— BEGIN Source excerpt —

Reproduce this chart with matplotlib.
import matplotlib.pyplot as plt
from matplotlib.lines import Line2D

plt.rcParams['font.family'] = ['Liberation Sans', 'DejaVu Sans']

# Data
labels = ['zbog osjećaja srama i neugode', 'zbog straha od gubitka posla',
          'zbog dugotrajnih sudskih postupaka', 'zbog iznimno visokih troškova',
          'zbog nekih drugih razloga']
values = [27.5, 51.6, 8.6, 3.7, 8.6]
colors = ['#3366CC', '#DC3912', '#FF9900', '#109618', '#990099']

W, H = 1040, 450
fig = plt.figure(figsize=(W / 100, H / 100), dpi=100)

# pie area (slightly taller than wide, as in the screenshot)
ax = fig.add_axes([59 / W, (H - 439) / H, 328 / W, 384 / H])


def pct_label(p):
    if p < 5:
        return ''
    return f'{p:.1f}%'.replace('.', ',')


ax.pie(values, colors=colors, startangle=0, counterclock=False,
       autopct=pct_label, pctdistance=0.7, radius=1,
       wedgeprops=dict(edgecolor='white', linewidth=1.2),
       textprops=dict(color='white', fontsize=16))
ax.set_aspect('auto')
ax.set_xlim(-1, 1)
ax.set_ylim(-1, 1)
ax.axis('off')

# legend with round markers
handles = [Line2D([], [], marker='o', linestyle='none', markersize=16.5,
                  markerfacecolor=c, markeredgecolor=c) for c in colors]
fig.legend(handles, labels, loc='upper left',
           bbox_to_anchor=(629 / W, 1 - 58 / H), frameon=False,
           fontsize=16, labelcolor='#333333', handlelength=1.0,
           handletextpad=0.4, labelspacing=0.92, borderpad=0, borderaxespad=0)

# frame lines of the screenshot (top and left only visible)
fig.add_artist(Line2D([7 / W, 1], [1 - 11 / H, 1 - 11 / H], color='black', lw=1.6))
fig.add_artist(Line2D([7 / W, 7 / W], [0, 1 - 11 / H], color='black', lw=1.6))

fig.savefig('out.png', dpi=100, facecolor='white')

— END Source excerpt —

- **Exercise aim**
Repeat the material word for word from its opening line up to and including the line containing "plt.rcParams['font.family'] = ['Liberation".

- **Full solution**
Reproduce this chart with matplotlib.
import matplotlib.pyplot as plt
from matplotlib.lines import Line2D

plt.rcParams['font.family'] = ['Liberation Sans', 'DejaVu Sans']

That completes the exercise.